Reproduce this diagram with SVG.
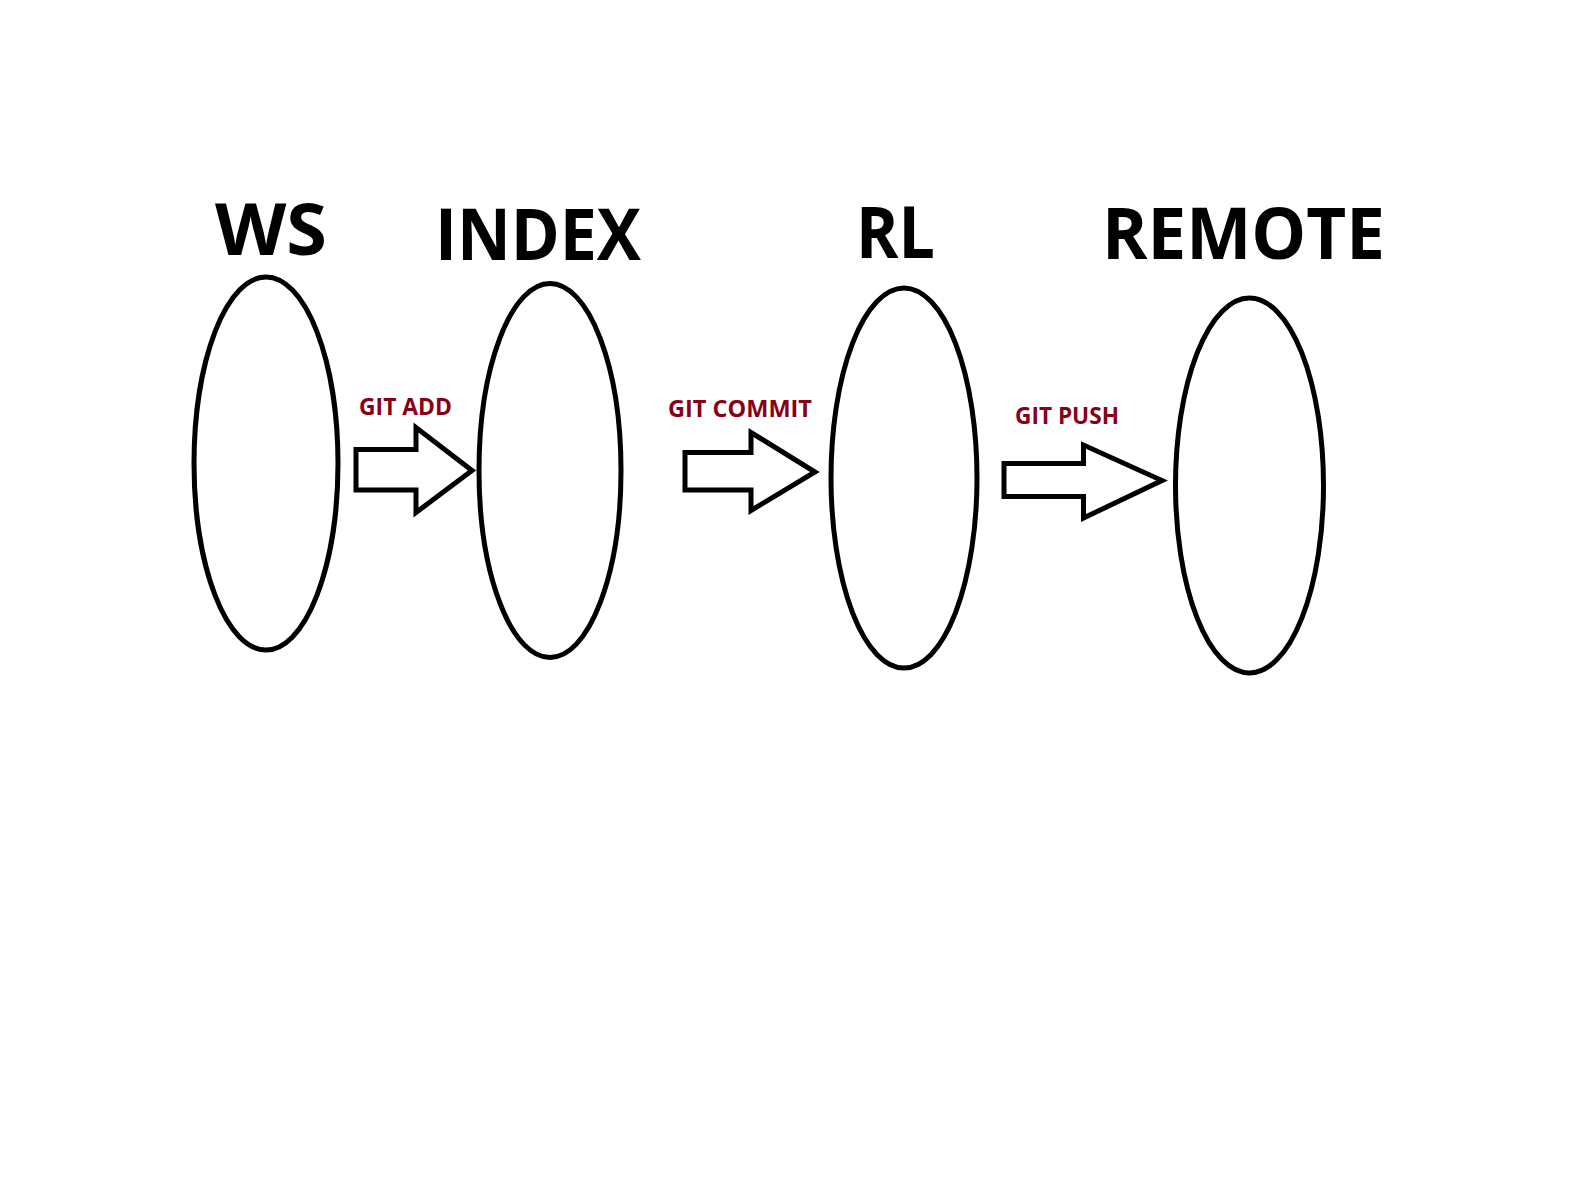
<svg xmlns="http://www.w3.org/2000/svg" width="1594" height="1182" viewBox="0 0 1594 1182">
<style>
.node ellipse{fill:#fff;stroke:#000;stroke-width:5}
.title{font-family:"Open Sans","Liberation Sans",sans-serif;font-weight:bold;font-size:72px;fill:#000}
.lbl{font-family:"Open Sans","Liberation Sans",sans-serif;font-weight:bold;font-size:22.5px;fill:#880015}
.arrow{fill:#fff;stroke:#000;stroke-width:5;stroke-linejoin:miter}
</style>
<rect width="1594" height="1182" fill="#fff"/>
<g id="ws" class="node">
<ellipse cx="266" cy="463.5" rx="72" ry="186.5"/>
<text class="title" x="215" y="255" textLength="112" lengthAdjust="spacingAndGlyphs">WS</text>
</g>
<g id="index" class="node">
<ellipse cx="550" cy="470.5" rx="71" ry="187"/>
<text class="title" x="435" y="260" textLength="206" lengthAdjust="spacingAndGlyphs">INDEX</text>
</g>
<g id="rl" class="node">
<ellipse cx="904" cy="478" rx="73" ry="190"/>
<text class="title" x="856" y="257.5" textLength="79" lengthAdjust="spacingAndGlyphs">RL</text>
</g>
<g id="remote" class="node">
<ellipse cx="1249.5" cy="485.5" rx="74" ry="187.5"/>
<text class="title" x="1102" y="258.5" textLength="283" lengthAdjust="spacingAndGlyphs">REMOTE</text>
</g>
<g id="connectors">
<g id="git-add">
<polygon class="arrow" points="356,449.5 416,449.5 416,427.5 472,470.5 416,512.5 416,490 356,490"/>
<text class="lbl" x="359" y="415" textLength="93" lengthAdjust="spacingAndGlyphs">GIT ADD</text>
</g>
<g id="git-commit">
<polygon class="arrow" points="685,452.5 751,452.5 751,432.5 815,472 751,510.5 751,490 685,490"/>
<text class="lbl" x="668" y="416.5" textLength="144" lengthAdjust="spacingAndGlyphs">GIT COMMIT</text>
</g>
<g id="git-push">
<polygon class="arrow" points="1004,463.5 1083.5,463.5 1083.5,445 1162,480.5 1083.5,518 1083.5,496.5 1004,496.5"/>
<text class="lbl" x="1015" y="424" textLength="104" lengthAdjust="spacingAndGlyphs">GIT PUSH</text>
</g>
</g>
</svg>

::::::::

* _WORK TO BE COMPLETED_
Without including any picture, repeat the data exactly.

* _REPLY_
Reproduce this diagram with SVG.
<svg xmlns="http://www.w3.org/2000/svg" width="1594" height="1182" viewBox="0 0 1594 1182">
<style>
.node ellipse{fill:#fff;stroke:#000;stroke-width:5}
.title{font-family:"Open Sans","Liberation Sans",sans-serif;font-weight:bold;font-size:72px;fill:#000}
.lbl{font-family:"Open Sans","Liberation Sans",sans-serif;font-weight:bold;font-size:22.5px;fill:#880015}
.arrow{fill:#fff;stroke:#000;stroke-width:5;stroke-linejoin:miter}
</style>
<rect width="1594" height="1182" fill="#fff"/>
<g id="ws" class="node">
<ellipse cx="266" cy="463.5" rx="72" ry="186.5"/>
<text class="title" x="215" y="255" textLength="112" lengthAdjust="spacingAndGlyphs">WS</text>
</g>
<g id="index" class="node">
<ellipse cx="550" cy="470.5" rx="71" ry="187"/>
<text class="title" x="435" y="260" textLength="206" lengthAdjust="spacingAndGlyphs">INDEX</text>
</g>
<g id="rl" class="node">
<ellipse cx="904" cy="478" rx="73" ry="190"/>
<text class="title" x="856" y="257.5" textLength="79" lengthAdjust="spacingAndGlyphs">RL</text>
</g>
<g id="remote" class="node">
<ellipse cx="1249.5" cy="485.5" rx="74" ry="187.5"/>
<text class="title" x="1102" y="258.5" textLength="283" lengthAdjust="spacingAndGlyphs">REMOTE</text>
</g>
<g id="connectors">
<g id="git-add">
<polygon class="arrow" points="356,449.5 416,449.5 416,427.5 472,470.5 416,512.5 416,490 356,490"/>
<text class="lbl" x="359" y="415" textLength="93" lengthAdjust="spacingAndGlyphs">GIT ADD</text>
</g>
<g id="git-commit">
<polygon class="arrow" points="685,452.5 751,452.5 751,432.5 815,472 751,510.5 751,490 685,490"/>
<text class="lbl" x="668" y="416.5" textLength="144" lengthAdjust="spacingAndGlyphs">GIT COMMIT</text>
</g>
<g id="git-push">
<polygon class="arrow" points="1004,463.5 1083.5,463.5 1083.5,445 1162,480.5 1083.5,518 1083.5,496.5 1004,496.5"/>
<text class="lbl" x="1015" y="424" textLength="104" lengthAdjust="spacingAndGlyphs">GIT PUSH</text>
</g>
</g>
</svg>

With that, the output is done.